BNP Paribas predicts Japan will record an annual current account deficit next year, while Credit Suisse thinks it will happen after 2017.
"Some might hope that the income surplus will continue to widen at a pace sufficient to offset further deterioration in the trade balance," economists at Credit Suisse said. "But that could prove difficult in practice, given that the world economy is facing a decline in returns," they added, pointing to the global low rate environment and slower growth in emerging economies.
The recent deterioration in Japan's trade balance, as a result of slower exports and stronger imports, points to the possibility that this day of reckoning may come sooner rather than later.
"The recent surge in imports was a surprise," said Takashi Shiono, an economist with Credit Suisse. Some of it may be due to rush purchases ahead of the April 1 sales tax hike, but data for April suggest that a change is more permanent than temporary: Japanese are embracing imported items much more than before, he said.

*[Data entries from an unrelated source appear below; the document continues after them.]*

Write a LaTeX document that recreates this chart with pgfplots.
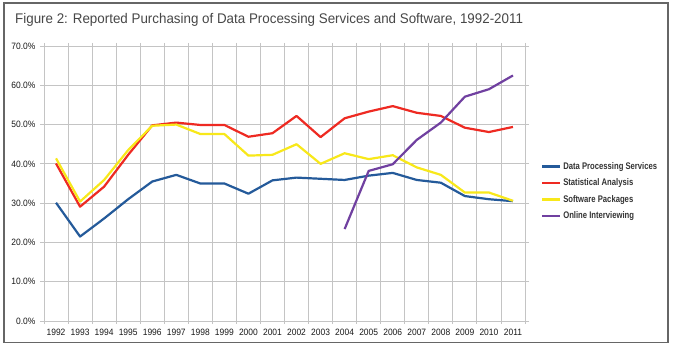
\documentclass[border=0pt]{standalone}
\usepackage{fontspec}
\setmainfont{Liberation Sans}
\usepackage{pgfplots}
\pgfplotsset{compat=1.18}
\newfontfamily\titlefont[FakeStretch=0.955]{Liberation Sans}
\newfontfamily\legfont[FakeStretch=0.8]{Liberation Sans}
\newfontfamily\tickfont[FakeStretch=0.92]{Liberation Sans}
\definecolor{dps}{HTML}{245A9A}
\definecolor{stat}{HTML}{EE2A22}
\definecolor{soft}{HTML}{F8E81A}
\definecolor{onl}{HTML}{7040A0}
\definecolor{gridc}{HTML}{C4C4C4}
\begin{document}
\begin{tikzpicture}[x=1pt,y=1pt]
\useasboundingbox (0,0) rectangle (675,348);
\fill[white] (0,0) rectangle (675,348);
\draw[line width=1.5pt, draw=black!60] (4,345) rectangle (668,5.5);
\node[anchor=base west, font=\titlefont\fontsize{14}{16}\selectfont, text=black!72, inner sep=0pt] at (15,324) {Figure 2: Reported Purchasing of Data Processing Services and Software, 1992-2011};
\begin{axis}[
  at={(44pt,27pt)}, anchor=south west,
  scale only axis, width=481pt, height=275pt,
  xmin=-0.5, xmax=19.5, ymin=0, ymax=70,
  axis line style={draw=gridc, line width=0.9pt},
  grid style={draw=gridc, line width=0.9pt},
  minor grid style={draw=gridc, line width=0.9pt},
  xtick={0,...,19},
  xticklabels={1992,1993,1994,1995,1996,1997,1998,1999,2000,2001,2002,2003,2004,2005,2006,2007,2008,2009,2010,2011},
  every major x tick/.style={draw=none},
  minor xtick={-0.5,0.5,...,19.5},
  xminorgrids,
  every minor tick/.style={draw=gridc, line width=0.9pt},
  minor tick length=3pt,
  major tick length=4pt,
  tick align=outside,
  ytick={0,10,...,70},
  yticklabels={0.0\%,10.0\%,20.0\%,30.0\%,40.0\%,50.0\%,60.0\%,70.0\%},
  every major y tick/.style={draw=gridc, line width=0.9pt},
  ymajorgrids,
  tick label style={font=\tickfont\fontsize{9.2}{10}\selectfont, text=black!90},
  yticklabel style={xshift=-1pt},
  xticklabel style={yshift=-1pt},
  legend style={at={(1.033,0.585)}, anchor=north west, draw=none, fill=none,
    font=\legfont\bfseries\fontsize{9.6}{10}\selectfont, text=black!80,
    inner sep=0pt, row sep=4pt, cells={anchor=west}},
  legend image code/.code={\draw[#1, line width=2.2pt] (0pt,0pt) -- (18pt,0pt);},
  every axis plot/.append style={line width=2.2pt, mark=none, line join=round},
]
\addplot[dps] coordinates {(0,30.1)(1,21.5)(2,26.1)(3,31.0)(4,35.5)(5,37.2)(6,35.0)(7,35.0)(8,32.4)(9,35.8)(10,36.5)(11,36.2)(12,35.9)(13,37.0)(14,37.7)(15,35.9)(16,35.2)(17,31.8)(18,31.0)(19,30.5)};
\addlegendentry{Data Processing Services}
\addplot[stat] coordinates {(0,40.1)(1,29.1)(2,34.2)(3,42.3)(4,49.8)(5,50.5)(6,49.9)(7,49.9)(8,46.9)(9,47.8)(10,52.2)(11,46.8)(12,51.6)(13,53.3)(14,54.7)(15,53.0)(16,52.2)(17,49.2)(18,48.1)(19,49.4)};
\addlegendentry{Statistical Analysis}
\addplot[soft] coordinates {(0,41.4)(1,30.4)(2,35.9)(3,43.5)(4,49.7)(5,50.0)(6,47.6)(7,47.6)(8,42.1)(9,42.3)(10,45.0)(11,40.0)(12,42.7)(13,41.2)(14,42.2)(15,39.1)(16,37.2)(17,32.7)(18,32.7)(19,30.6)};
\addlegendentry{Software Packages}
\addplot[onl] coordinates {(12,23.4)(13,38.2)(14,39.9)(15,46.1)(16,50.5)(17,57.1)(18,59.0)(19,62.5)};
\addlegendentry{Online Interviewing}
\end{axis}
\end{tikzpicture}
\end{document}
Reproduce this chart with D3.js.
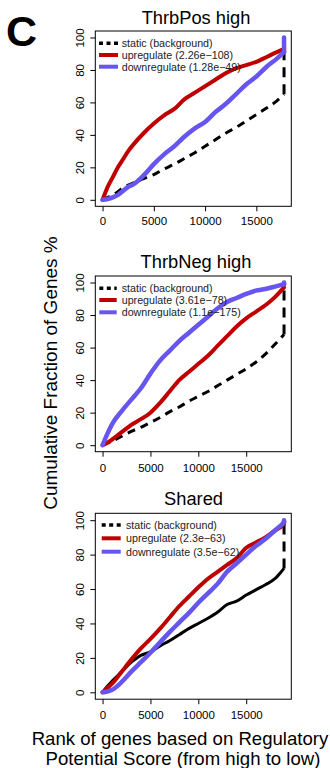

For now, the Bank of Japan is effectively taking care of Japan's fiscal woes. By buying up Japanese government bonds at a faster pace than the government issues new debt, the central bank makes sure the supply-demand balance remains tight for JGBs. But with inflation rising on the back of a weakening yen, it's not clear how long the BOJ will be able to continue its ultra-easy monetary policy.
Having largely giving up on achieving a balanced budget, Japan's current goal is to stabilize the debt situation by 2020, mainly through sales tax increases, around the current debt-to-gross domestic product ratio of 240%. But according to a government panel report released on April 28, even that won't be enough to bring the situation completely under control beyond 2020, as baby boomers reach 75, an age associated with a huge increase in medical and elderly care expenses, much of which are funded by the central government.
Some economists argue that there is no need to treat debt owed to domestic and foreign investors differently. No matter who owns the debt, the government's job should be the same: keeping its debt under control and achieving healthy economic growth, said Takao Komine, professor of economics at Hosei University.
Mr. Komine points to the U.S., which has run twin deficits of fiscal and current account shortfalls for many years.
For the month of March, the current account balance came to a surplus of ¥116.4 billion, compared with a median forecast of a ¥294 billion surplus according to a survey conducted by The Wall Street Journal and the Nikkei.
The current account measures trade in goods, services, tourism and investment. It is calculated by determining the difference between Japan's income from foreign sources against payments on foreign obligations and excludes net capital investment.